At Tuesday's swan release, Leslie was given Swan03A's old band.  A significant reminder of her first wild swan release. 

Mary had an old swan band in her car and tossed it over to me.  To be certain, a gracious gift, but one that seems unearned.  What did I do to deserve this?

My brain has rationalized it though (after 24 hours): It serves as a motivator to really get to Mary's swan banding sessions next year.  So, it has served a purpose (I can rationalize nearly anything if given time...) and I can now keep it on my desk without guilt.

There.  The 1st "to-do" list item resulting from this blog.  And now when I look at the band it makes me smile and think of next summer's banding activities.

BTW: here's Leslie's swan post with a video of the release.

Tuesday, November 9, 2010

A Swan Story

Today I had the good fortune to join Leslie, one of our WRC vets, as she and others released Swan03 back to the wild.  The injured swan had been spotted on a lake in Crex Meadows (Wis.) and rescued by a dedicated group of trained swan volunteers.  The initial photo of the swan during the rescue is a startling image - note the bloodied wing resulting from a gunshot injury.

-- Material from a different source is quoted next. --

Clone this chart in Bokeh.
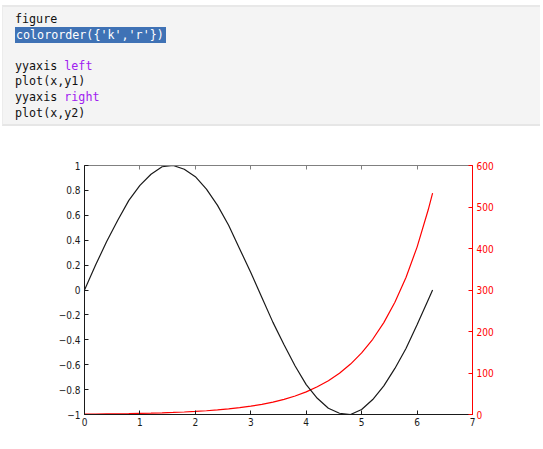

Leslie's going to post on WRC's blog, The Pulse, and it's really her story to tell - I'm just happy to have been a tiny part of it.  I'll provide a link to that post when she's finished on Thursday.  It'll include a video of the swan flying off to join its mate.

Here's a photo of the swan being rebanded on its leg and neck (new #s) at today's release. 


A big "thank-you" to Mary Wicklund and everyone who helped save the swan's life and congratulations to Vet Leslie for a successful release!

While at Crex today, I also enjoyed seeing nearly 1,000 Sandhill Cranes, dozens of waterfowl, a juvenile Bald Eagle and even a slow-moving porcupine that climbed a nearby tree.  What a perfect way to spend a gorgeous fall afternoon.